Если в 1920-е гг. деревня в значительной степени еще жила своей прежней жизнью[30], то в 1930-е это стало невозможно. Однако это не значит, что крестьяне поняли и приняли те преобразования, которые имели место: несмотря на все интервенции властей они пытались жить своей жизнью. Власть, в свою очередь, не пыталась понять, что этим людям надо, но формировала параллельную реальность в своих документах, цифрах, планах. Реальная, а не «бумажная» жизнь заставляла власть периодически менять тактику в деревне. В фокусе данного исследования взаимоотношения крестьянства и власти, власти как центральной, так и местной, сквозь призму тех политических событий, которые имели место в 1937–1939 гг. Центральными же сюжетами стали история лепельских молчальников-краснодраконовцев и показательные суды в сельском хозяйстве. Эти сюжеты оказались неразрывно связаны с другими событиями того периода: перепись населения, введение новой конституции, подготовка и проведение выборов по ней, массовые репрессивные акции НКВД, попытки завлечь крестьянство в колхозы и заставить их там работать, антирелигиозная борьба, репрессии против республиканских органов и др.[31]
По источниковой базе для анализа властного дискурса дополнительных объяснений не требуется, так как понятно, почти все документы – это документы, исходящие от властей. Относительно же взгляда «снизу-вверх»: все кампании 1937–1939 гг. сопровождались своего рода мониторингом общественного мнения, докладные о настроениях населения из районов шли в Минск, из Минска в обобщенных сводках в Москву. Такие докладные были, как правило, ориентированы на выделение типичных и распространенных фактов и настроений в обществе, либо были призваны привлечь внимание высшего руководства к форс-мажорным обстоятельствам или явлениям аномального характера.
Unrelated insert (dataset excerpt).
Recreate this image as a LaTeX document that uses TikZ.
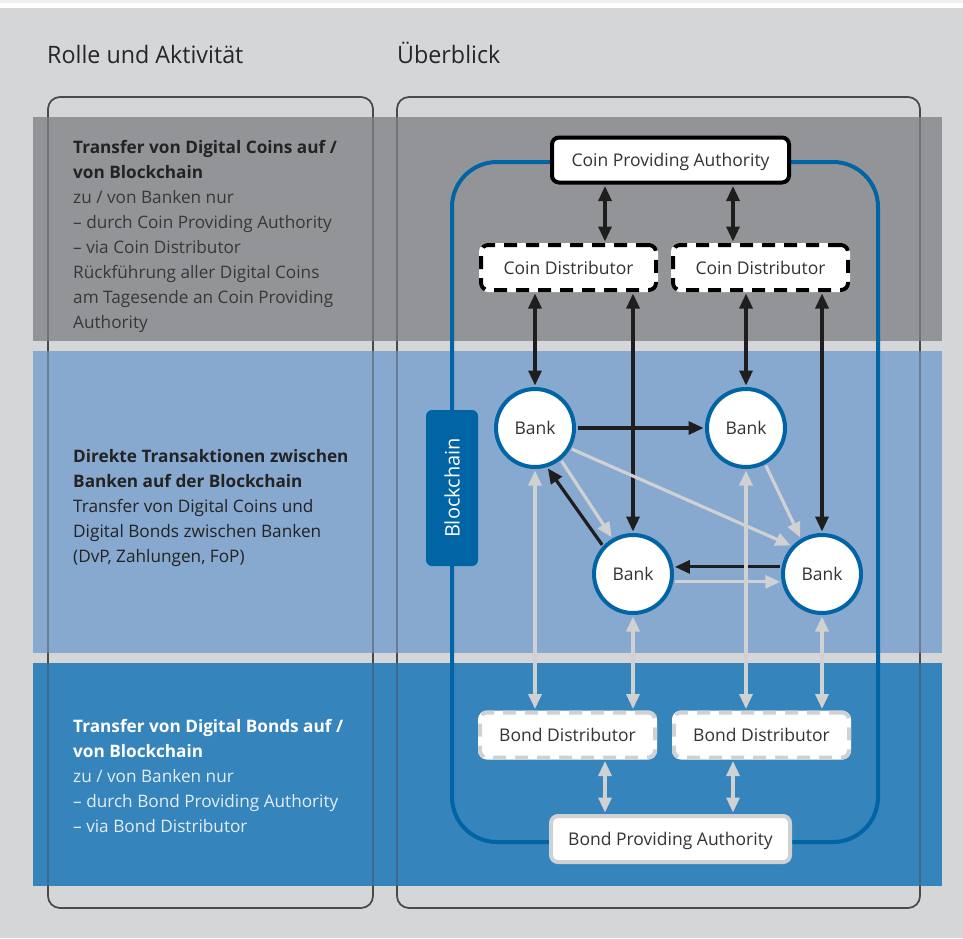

Закономерно, в информации о событиях и настроениях населения объяснения и оценка носили односторонний, заданный сверху характер (все сводилось к враждебной деятельности кулаков, антисоветских, контрреволюционных сил), но сами сводки дают нам возможность услышать голос «маленьких людей», представляют панораму того, что происходило на локальном уровне и, что не менее интересно, как это понималось и интерпретировалось на этом уровне, какие стратегии задействовались в ответ[32]. Эти материалы хоть в некоторой степени позволяют нам «увидеть» и «услышать» тех самых крестьян. Также использовались интервью, воспоминания. К сожалению, документы архива КГБ Беларуси, личные дела всех фигурирующих в данной книге лиц совершенно недоступны.
30
Более подробно см. здесь: Раманава І., Махнач А. Сацыяльна-эканамічныя практыкі жыхароў беларускай вескі ў гады нэпа // Беларускі гістарычны агляд. Т. 27. Сш. 1–2 (52–53). Снежань, 2020. С. 91–141.
31
Отдельные части этой работы были опубликованы мною ранее: Ramanava I. The «Lepel Case» and Regional Show Trials in the Belarusian Soviet Socialist Republic (BSSR) in 1937 // Political and Transitional Justice in Germany, Poland and the Soviet Union from the 1930s to the 1950s / ed. by M. Brechtken, W. Bułhak und J. Zarusky. Göttingen: Wallstein Verlag, 2019. Р. 54–74; Романова И. «Вашей власти нам не надо»: противостояние верующих и власти (Лепельский район, БССР) // Конфессиональная политика советского государства в 1920–1950-е годы. М., 2019. С. 280–290; Раманава І. Лепельская справа: 1937 год у Беларусі // Беларускі гістарычны агляд. Т. 22. Сш. 1–2, 2015. С. 179–209; Раманава І. Кляйменне Чырвонага дракона. Усесаюзны перапіс насельніцтва 1937 года і яго трактоўка ў сялянскім дыскурсе. Arche. 2012. № 3. C. 246–262; Романова И. «Лепельское дело»: от молчаливого бунта до широкомасштабных репрессий // V Лепельскія чытанні: матэрыялы навукова-практычнай канфернцыі (21–22 верасня 2012 г., г. Лепель). Віцебск, 2012. С. 121–130.
32
В сборнике документов, составленном автором данной монографии «Улада і грамадства: БССР у 1929–1939» / Уклад. І. Раманава. Мінск: Логвінаў, 2019. – приведено большое количество именно таких документов.